- _GIVEN REQUEST_:
Leaving out the pictures, retype the lines from the beginning of the listing through the line containing "import seaborn as sns".

- _SUPPLIED DATA_:

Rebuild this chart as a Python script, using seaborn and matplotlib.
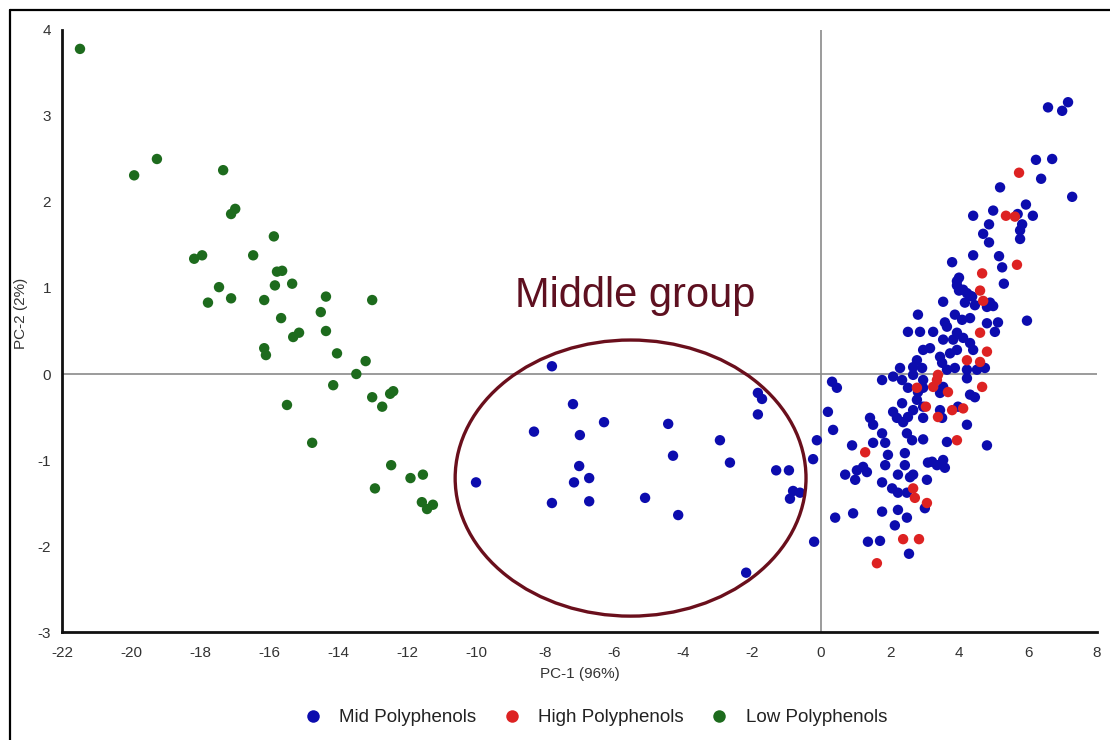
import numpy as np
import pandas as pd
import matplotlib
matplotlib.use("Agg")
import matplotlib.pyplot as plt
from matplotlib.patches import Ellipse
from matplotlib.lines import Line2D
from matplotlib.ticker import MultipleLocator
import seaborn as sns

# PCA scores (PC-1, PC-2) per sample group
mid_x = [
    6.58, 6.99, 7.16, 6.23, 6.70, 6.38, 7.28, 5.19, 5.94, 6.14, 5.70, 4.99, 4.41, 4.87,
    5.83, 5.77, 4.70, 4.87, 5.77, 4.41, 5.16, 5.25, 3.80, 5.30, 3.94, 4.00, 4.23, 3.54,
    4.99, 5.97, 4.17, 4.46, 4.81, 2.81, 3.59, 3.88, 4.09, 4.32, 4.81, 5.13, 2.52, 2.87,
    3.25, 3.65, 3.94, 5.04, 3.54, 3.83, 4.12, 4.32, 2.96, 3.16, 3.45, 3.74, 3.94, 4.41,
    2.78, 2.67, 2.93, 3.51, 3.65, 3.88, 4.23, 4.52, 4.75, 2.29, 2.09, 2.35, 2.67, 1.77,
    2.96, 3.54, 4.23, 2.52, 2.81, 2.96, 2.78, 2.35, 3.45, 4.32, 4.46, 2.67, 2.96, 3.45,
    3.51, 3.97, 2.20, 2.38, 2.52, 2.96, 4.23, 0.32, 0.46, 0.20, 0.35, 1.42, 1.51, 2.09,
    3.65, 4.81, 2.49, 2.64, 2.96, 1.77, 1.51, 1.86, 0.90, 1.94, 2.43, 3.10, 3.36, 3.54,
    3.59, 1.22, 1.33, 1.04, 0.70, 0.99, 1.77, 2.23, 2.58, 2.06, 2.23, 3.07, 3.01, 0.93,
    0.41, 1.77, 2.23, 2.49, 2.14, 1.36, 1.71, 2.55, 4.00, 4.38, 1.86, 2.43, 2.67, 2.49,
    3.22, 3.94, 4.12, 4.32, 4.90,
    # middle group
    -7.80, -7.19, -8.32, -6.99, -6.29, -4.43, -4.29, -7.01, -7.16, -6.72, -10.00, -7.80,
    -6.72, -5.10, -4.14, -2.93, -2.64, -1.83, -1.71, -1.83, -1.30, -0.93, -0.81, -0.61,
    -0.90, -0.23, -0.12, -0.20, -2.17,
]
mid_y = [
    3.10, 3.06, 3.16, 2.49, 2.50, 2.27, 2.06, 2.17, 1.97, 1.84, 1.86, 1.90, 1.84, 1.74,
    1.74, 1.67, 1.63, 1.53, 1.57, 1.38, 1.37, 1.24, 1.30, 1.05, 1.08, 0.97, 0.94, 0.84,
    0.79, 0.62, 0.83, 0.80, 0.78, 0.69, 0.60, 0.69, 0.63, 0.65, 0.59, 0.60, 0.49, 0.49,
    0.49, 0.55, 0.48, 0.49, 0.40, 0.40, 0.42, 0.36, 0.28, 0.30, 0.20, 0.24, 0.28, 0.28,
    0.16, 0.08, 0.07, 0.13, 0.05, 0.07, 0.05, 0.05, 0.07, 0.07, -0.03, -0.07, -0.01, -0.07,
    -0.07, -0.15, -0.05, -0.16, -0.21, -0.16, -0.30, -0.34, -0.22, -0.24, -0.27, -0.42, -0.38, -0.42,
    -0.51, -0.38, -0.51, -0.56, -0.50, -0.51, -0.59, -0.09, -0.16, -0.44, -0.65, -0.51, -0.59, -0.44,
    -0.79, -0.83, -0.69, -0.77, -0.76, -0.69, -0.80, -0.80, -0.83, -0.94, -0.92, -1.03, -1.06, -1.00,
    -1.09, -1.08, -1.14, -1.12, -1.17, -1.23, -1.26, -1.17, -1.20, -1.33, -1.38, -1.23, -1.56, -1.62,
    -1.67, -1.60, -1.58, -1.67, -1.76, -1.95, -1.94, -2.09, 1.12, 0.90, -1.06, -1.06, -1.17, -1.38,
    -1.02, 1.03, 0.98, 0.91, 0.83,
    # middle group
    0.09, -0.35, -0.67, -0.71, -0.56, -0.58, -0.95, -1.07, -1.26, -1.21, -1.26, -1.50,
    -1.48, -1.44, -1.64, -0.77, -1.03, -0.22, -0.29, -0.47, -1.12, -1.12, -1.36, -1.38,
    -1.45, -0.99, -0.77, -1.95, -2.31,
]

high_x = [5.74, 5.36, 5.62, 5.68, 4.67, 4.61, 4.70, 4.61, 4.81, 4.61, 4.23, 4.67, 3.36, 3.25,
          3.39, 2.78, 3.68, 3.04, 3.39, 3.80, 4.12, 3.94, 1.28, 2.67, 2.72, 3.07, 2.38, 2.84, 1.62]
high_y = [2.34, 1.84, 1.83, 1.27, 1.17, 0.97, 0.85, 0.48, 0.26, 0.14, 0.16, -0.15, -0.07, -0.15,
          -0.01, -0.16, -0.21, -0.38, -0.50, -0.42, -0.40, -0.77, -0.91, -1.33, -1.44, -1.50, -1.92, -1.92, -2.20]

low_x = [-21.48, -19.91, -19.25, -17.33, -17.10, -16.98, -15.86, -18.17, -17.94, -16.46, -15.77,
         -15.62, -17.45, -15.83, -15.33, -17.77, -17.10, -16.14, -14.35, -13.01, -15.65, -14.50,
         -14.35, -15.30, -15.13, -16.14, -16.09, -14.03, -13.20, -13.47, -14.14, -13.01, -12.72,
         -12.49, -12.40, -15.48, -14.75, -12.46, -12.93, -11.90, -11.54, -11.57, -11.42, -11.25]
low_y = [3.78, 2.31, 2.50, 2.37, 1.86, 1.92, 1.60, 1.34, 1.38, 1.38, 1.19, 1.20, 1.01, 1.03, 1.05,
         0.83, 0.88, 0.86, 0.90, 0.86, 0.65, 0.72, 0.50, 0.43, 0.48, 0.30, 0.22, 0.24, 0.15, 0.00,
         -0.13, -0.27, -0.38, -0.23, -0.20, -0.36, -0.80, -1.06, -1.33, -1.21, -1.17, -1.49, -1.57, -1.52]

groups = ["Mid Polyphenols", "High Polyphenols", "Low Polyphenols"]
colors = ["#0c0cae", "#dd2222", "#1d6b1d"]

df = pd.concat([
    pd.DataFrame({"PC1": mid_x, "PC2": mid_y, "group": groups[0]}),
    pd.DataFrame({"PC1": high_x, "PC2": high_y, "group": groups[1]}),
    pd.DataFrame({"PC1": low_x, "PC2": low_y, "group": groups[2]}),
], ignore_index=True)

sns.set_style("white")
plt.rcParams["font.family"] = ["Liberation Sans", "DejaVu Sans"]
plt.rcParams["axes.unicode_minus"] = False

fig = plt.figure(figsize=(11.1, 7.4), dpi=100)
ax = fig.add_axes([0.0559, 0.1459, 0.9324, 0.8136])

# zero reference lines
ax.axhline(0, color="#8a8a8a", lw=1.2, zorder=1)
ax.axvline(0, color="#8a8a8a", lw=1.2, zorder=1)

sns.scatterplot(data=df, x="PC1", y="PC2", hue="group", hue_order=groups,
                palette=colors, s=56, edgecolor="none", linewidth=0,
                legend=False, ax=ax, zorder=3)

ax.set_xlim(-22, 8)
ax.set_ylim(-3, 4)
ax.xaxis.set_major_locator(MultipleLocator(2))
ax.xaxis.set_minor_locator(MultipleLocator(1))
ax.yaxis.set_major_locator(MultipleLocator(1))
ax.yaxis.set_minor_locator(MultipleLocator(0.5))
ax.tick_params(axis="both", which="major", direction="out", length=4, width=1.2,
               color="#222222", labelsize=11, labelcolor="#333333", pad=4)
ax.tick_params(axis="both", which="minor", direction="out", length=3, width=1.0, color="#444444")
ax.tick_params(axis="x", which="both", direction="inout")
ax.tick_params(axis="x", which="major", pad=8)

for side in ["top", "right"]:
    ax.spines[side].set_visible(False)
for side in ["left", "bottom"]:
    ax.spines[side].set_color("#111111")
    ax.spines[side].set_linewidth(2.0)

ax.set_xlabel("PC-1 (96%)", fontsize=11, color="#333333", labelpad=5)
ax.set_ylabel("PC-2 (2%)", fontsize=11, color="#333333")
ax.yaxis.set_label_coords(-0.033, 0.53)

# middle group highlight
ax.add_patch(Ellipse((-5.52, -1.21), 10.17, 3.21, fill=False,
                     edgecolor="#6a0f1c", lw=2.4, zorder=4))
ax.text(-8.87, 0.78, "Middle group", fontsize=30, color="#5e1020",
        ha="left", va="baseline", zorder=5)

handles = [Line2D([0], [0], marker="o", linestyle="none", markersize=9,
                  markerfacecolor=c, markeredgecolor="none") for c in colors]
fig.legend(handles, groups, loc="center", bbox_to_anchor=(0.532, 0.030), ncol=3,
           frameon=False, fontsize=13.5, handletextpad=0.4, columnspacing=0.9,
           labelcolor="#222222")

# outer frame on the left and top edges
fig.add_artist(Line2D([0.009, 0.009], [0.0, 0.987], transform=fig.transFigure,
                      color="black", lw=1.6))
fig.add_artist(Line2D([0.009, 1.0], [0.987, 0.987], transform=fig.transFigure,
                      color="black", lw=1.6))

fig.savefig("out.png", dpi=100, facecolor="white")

- _RESPONSE TO THIS TASK_:
Rebuild this chart as a Python script, using seaborn and matplotlib.
import numpy as np
import pandas as pd
import matplotlib
matplotlib.use("Agg")
import matplotlib.pyplot as plt
from matplotlib.patches import Ellipse
from matplotlib.lines import Line2D
from matplotlib.ticker import MultipleLocator
import seaborn as sns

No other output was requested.